Later on the excursion, we walked along the dark brown wooden boardwalk at Cosumnes River Preserve, the last natural floodplain in California’s Central Valley. Coots. Glassy-faced ibis. Black-necked stilts. A Swainson’s hawk. A flight of sandhill cranes. A Nuttle’s cottontail bunny quivering slightly alongside the trail but not fleeing us.
Those are some of the things I saw.
But I also heard. The sounds of birds hidden in the tall grasses and standing in the low waters of the marsh. The sounds of unseen traffic passing nearby. The sounds of dried reeds rustling in the wind.
I also smelled. The exhaust from our idling bus. And a whiff of something unpleasant and unidentifiable rising from the water — decaying vegetation perhaps– leading one journalist to remark, “I bet there are some people who like this smell.”
I also felt: Water dripping off my paddle and running down my arms. Slimy green algae on the deteriorating wood of the abandoned boat’s skeleton. Wind on my face. Mid-day sun on the pack of my neck.
I also tasted. The organic chocolate-walnut brownie energy bar I brought in the kayak.
And I took lots of notes from my interview with the setting, as well as from what Mike Moran, our naturalist guide from Big Break Regional Shoreline, told the kayaking journalists about the ecosystem we were exploring.
Two of my Knight Center colleagues described things they observed while interviewing the setting on their separate field excursion.
”Algae removal from canals is a smelly business,” said research director Bruno Takahashi, who went on the “Water Is for Fighting: Drought, Water Supply and Climate Change” excursion.
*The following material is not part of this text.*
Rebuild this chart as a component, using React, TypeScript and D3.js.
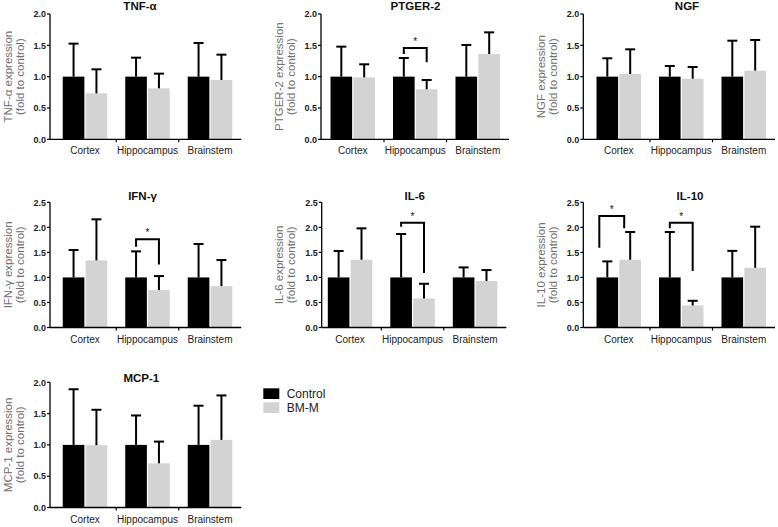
import React from "react";
import * as d3 from "d3";

const categories = ["Cortex", "Hippocampus", "Brainstem"];
const groups = ["Control", "BM-M"];

// means and upper SD for each panel (Cortex, Hippocampus, Brainstem)
const tnfControl = [1, 1, 1];
const tnfControlErr = [0.527, 0.303, 0.537];
const tnfBM = [0.734, 0.814, 0.947];
const tnfBMErr = [0.383, 0.234, 0.404];

const ptgerControl = [1, 1, 1];
const ptgerControlErr = [0.479, 0.298, 0.506];
const ptgerBM = [0.989, 0.798, 1.362];
const ptgerBMErr = [0.208, 0.149, 0.345];

const ngfControl = [1, 1, 1];
const ngfControlErr = [0.293, 0.17, 0.574];
const ngfBM = [1.043, 0.968, 1.096];
const ngfBMErr = [0.393, 0.186, 0.489];

const ifnControl = [1, 1, 1];
const ifnControlErr = [0.547, 0.52, 0.667];
const ifnBM = [1.34, 0.747, 0.827];
const ifnBMErr = [0.82, 0.28, 0.52];

const il6Control = [1, 1, 1];
const il6ControlErr = [0.527, 0.867, 0.2];
const il6BM = [1.353, 0.58, 0.927];
const il6BMErr = [0.627, 0.293, 0.22];

const il10Control = [1, 1, 1];
const il10ControlErr = [0.32, 0.907, 0.53];
const il10BM = [1.353, 0.44, 1.193];
const il10BMErr = [0.554, 0.093, 0.82];

const mcpControl = [1, 1, 1];
const mcpControlErr = [0.889, 0.47, 0.626];
const mcpBM = [0.995, 0.706, 1.08];
const mcpBMErr = [0.566, 0.347, 0.71];

const ticks20 = [0, 0.5, 1.0, 1.5, 2.0];
const ticks25 = [0, 0.5, 1.0, 1.5, 2.0, 2.5];

// significance brackets: panel index, category, top, left-leg end, right-leg end (data units)
const brackets = [
  { panel: 1, cat: "Hippocampus", top: 1.457, left: 1.36, right: 1.229, dxL: 0, dxR: 0 },
  { panel: 3, cat: "Hippocampus", top: 1.76, left: 1.61, right: 1.26, dxL: 0, dxR: 0 },
  { panel: 4, cat: "Hippocampus", top: 2.09, left: 2.01, right: 1.09, dxL: 0, dxR: 0 },
  { panel: 5, cat: "Cortex", top: 2.226, left: 1.59, right: 1.98, dxL: -8, dxR: -6 },
  { panel: 5, cat: "Hippocampus", top: 2.09, left: 1.98, right: 1.13, dxL: 0, dxR: 0 },
];

const panelsData = [
  { title: "TNF-α", c: tnfControl, ce: tnfControlErr, b: tnfBM, be: tnfBMErr, ticks: ticks20 },
  { title: "PTGER-2", c: ptgerControl, ce: ptgerControlErr, b: ptgerBM, be: ptgerBMErr, ticks: ticks20 },
  { title: "NGF", c: ngfControl, ce: ngfControlErr, b: ngfBM, be: ngfBMErr, ticks: ticks20 },
  { title: "IFN-γ", c: ifnControl, ce: ifnControlErr, b: ifnBM, be: ifnBMErr, ticks: ticks25 },
  { title: "IL-6", c: il6Control, ce: il6ControlErr, b: il6BM, be: il6BMErr, ticks: ticks25 },
  { title: "IL-10", c: il10Control, ce: il10ControlErr, b: il10BM, be: il10BMErr, ticks: ticks25 },
  { title: "MCP-1", c: mcpControl, ce: mcpControlErr, b: mcpBM, be: mcpBMErr, ticks: ticks20 },
];

// layout
const rows = [
  { top: 14, zero: 139.3, titleY: 10.4 },
  { top: 202.3, zero: 327.5, titleY: 200 },
  { top: 382.3, zero: 507.5, titleY: 381.8 },
];
const layout = [
  { row: 0, axisX: 50, band0: 53.75, titleX: 140 },
  { row: 0, axisX: 321, band0: 321.5, titleX: 415.5 },
  { row: 0, axisX: 583.3, band0: 587.5, titleX: 687 },
  { row: 1, axisX: 50, band0: 53.75, titleX: 142.5 },
  { row: 1, axisX: 321.7, band0: 318.8, titleX: 414.7 },
  { row: 1, axisX: 583.3, band0: 587.5, titleX: 690 },
  { row: 2, axisX: 50, band0: 53.75, titleX: 141.3 },
];

const FONT = "'Liberation Sans', Arial, Helvetica, sans-serif";
const BLACK = "#000";
const GREY = "#d3d3d3";

function Panel({ idx }: { idx: number }) {
  const p = panelsData[idx];
  const L = layout[idx];
  const R = rows[L.row];
  const yMax = p.ticks[p.ticks.length - 1];
  const y = d3.scaleLinear().domain([0, yMax]).range([R.zero, R.top]);
  const groupW = 62.5;
  const x0 = d3
    .scaleBand<string>()
    .domain(categories)
    .range([L.band0, L.band0 + groupW * 3])
    .paddingInner(0)
    .paddingOuter(0);
  const pairW = 44.5;
  const x1 = d3
    .scaleBand<string>()
    .domain(groups)
    .range([0, pairW])
    .paddingInner(0.055);
  const bw = x1.bandwidth();
  const pairOff = (groupW - pairW) / 2;
  const series = [
    { g: "Control", v: p.c, e: p.ce, fill: BLACK },
    { g: "BM-M", v: p.b, e: p.be, fill: GREY },
  ];
  const xEnd = L.band0 + groupW * 3;
  const labelCY = (R.top + R.zero) / 2;
  const barCenter = (cat: string, g: string) =>
    (x0(cat) as number) + pairOff + (x1(g) as number) + bw / 2;

  return (
    <g>
      <text
        x={L.titleX}
        y={R.titleY}
        textAnchor="middle"
        fontFamily={FONT}
        fontWeight="bold"
        fontSize={11.5}
        fill="#111"
      >
        {p.title}
      </text>
      {/* y label */}
      <text
        transform={`translate(${L.axisX - 38.5},${labelCY}) rotate(-90)`}
        textAnchor="middle"
        fontFamily={FONT}
        fontSize={11.5}
        fill="#707070"
      >
        {p.title + " expression"}
      </text>
      <text
        transform={`translate(${L.axisX - 26.5},${labelCY}) rotate(-90)`}
        textAnchor="middle"
        fontFamily={FONT}
        fontSize={11.5}
        fill="#707070"
      >
        (fold to control)
      </text>
      {/* bars */}
      {series.map((s) =>
        categories.map((cat, i) => {
          const xl = (x0(cat) as number) + pairOff + (x1(s.g) as number);
          return (
            <rect
              key={s.g + cat}
              x={xl}
              y={y(s.v[i])}
              width={bw}
              height={R.zero - y(s.v[i])}
              fill={s.fill}
            />
          );
        })
      )}
      {/* error bars */}
      {series.map((s) =>
        categories.map((cat, i) => {
          const cx = barCenter(cat, s.g);
          const yt = y(s.v[i] + s.e[i]);
          return (
            <g key={"e" + s.g + cat} stroke={BLACK} strokeWidth={2}>
              <line x1={cx} x2={cx} y1={y(s.v[i])} y2={yt} />
              <line x1={cx - 5} x2={cx + 5} y1={yt} y2={yt} />
            </g>
          );
        })
      )}
      {/* y axis */}
      <line x1={L.axisX} x2={L.axisX} y1={R.top} y2={R.zero} stroke={BLACK} strokeWidth={1.3} />
      {p.ticks.map((t) => (
        <g key={"t" + t}>
          <line x1={L.axisX - 3} x2={L.axisX} y1={y(t)} y2={y(t)} stroke={BLACK} strokeWidth={1.2} />
          <text
            x={L.axisX - 4}
            y={y(t) + 3.2}
            textAnchor="end"
            fontFamily={FONT}
            fontWeight="bold"
            fontSize={9}
            fill="#222"
          >
            {d3.format(".1f")(t)}
          </text>
        </g>
      ))}
      {/* x axis */}
      <line x1={L.axisX} x2={xEnd} y1={R.zero} y2={R.zero} stroke={BLACK} strokeWidth={1.3} />
      {[1, 2].map((k) => (
        <line
          key={"sep" + k}
          x1={L.band0 + groupW * k}
          x2={L.band0 + groupW * k}
          y1={R.zero}
          y2={R.zero + 3}
          stroke={BLACK}
          strokeWidth={1.2}
        />
      ))}
      {categories.map((cat) => (
        <text
          key={"c" + cat}
          x={(x0(cat) as number) + groupW / 2}
          y={R.zero + 15}
          textAnchor="middle"
          fontFamily={FONT}
          fontSize={10}
          fill="#222"
        >
          {cat}
        </text>
      ))}
      {/* significance */}
      {brackets
        .filter((b) => b.panel === idx)
        .map((b, k) => {
          const xl = barCenter(b.cat, "Control") + b.dxL;
          const xr = barCenter(b.cat, "BM-M") + b.dxR;
          const yt = y(b.top);
          return (
            <g key={"b" + k}>
              <path
                d={`M${xl},${y(b.left)}V${yt}H${xr}V${y(b.right)}`}
                fill="none"
                stroke={BLACK}
                strokeWidth={2}
              />
              <text
                x={(xl + xr) / 2}
                y={yt - 3}
                textAnchor="middle"
                fontFamily={FONT}
                fontSize={10}
                fill="#111"
              >
                *
              </text>
            </g>
          );
        })}
    </g>
  );
}

export default function App() {
  return (
    <div style={{ position: "absolute", left: 0, top: 0 }}>
      <svg width={778} height={527} style={{ display: "block", background: "#fff" }}>
        {panelsData.map((_, i) => (
          <Panel key={i} idx={i} />
        ))}
        {/* legend */}
        {groups.map((g, i) => (
          <g key={g}>
            <rect x={263.3} y={388.3 + i * 14} width={16} height={10.7} fill={i === 0 ? BLACK : GREY} />
            <text x={286.7} y={397.6 + i * 14.3} fontFamily={FONT} fontSize={12} fill="#222">
              {g}
            </text>
          </g>
        ))}
      </svg>
    </div>
  );
}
“The trip showcased a highly contrasting landscape, from super-dry fields (so brown due to the drought), green and lush farmlands, the uniqueness of the delta including the subsiding islands and the wind turbines everywhere,” he said.
Interviewing your setting — using your senses — may reveal surprises to take back to your audience. Here’s Takahashi’s: “I’d never imagined I would see sea lions in the Sacramento-San Juoquin rivers delta.”
Serpentinite. Image: Matt Schrenk.

Serpentinite. Image: Matt Schrenk.


And after returning from the “Mercury Pollution, Wildfire and Fault Line Impacts on Lake Berryessa” excursion, environmental journalism master’s student Marie Orttenburger said the  serpentine her group saw “looks like snakeskin. So cool.”
How can we imbue our journalism students with the importance of using all our senses to observe — to interview the setting?
I recently assigned my environmental reporting class to find an interesting—possibly scenic– outdoor spot anyplace on campus – whether well-known, such as the Horticultural Gardens and the shoreline of the Red Cedar River— or less obvious – such as the corn fields on the south side of campus or outside the power plant.
They were told to go alone, take notes, observe and take their time there. I suggested they also take photos as a form of visual notes. Or sketch if they have the talent.
Then they had to assume an editor had assigned them to write an article about something that happened or is happening at that place. They had to describe it to their audience. Depending on the overall story and context, it could be done in a sentence, a couple of sentences (in a row or scattered through the story) or a couple of paragraphs (in a row or scattered through the story.)
And I warned them: “No gushy, meaningless or overused words such as beautiful, breath-taking, scenic, incredible, incomparable and others of their ilk. Those words don’t SHOW readers what you want them to see through your eyes.”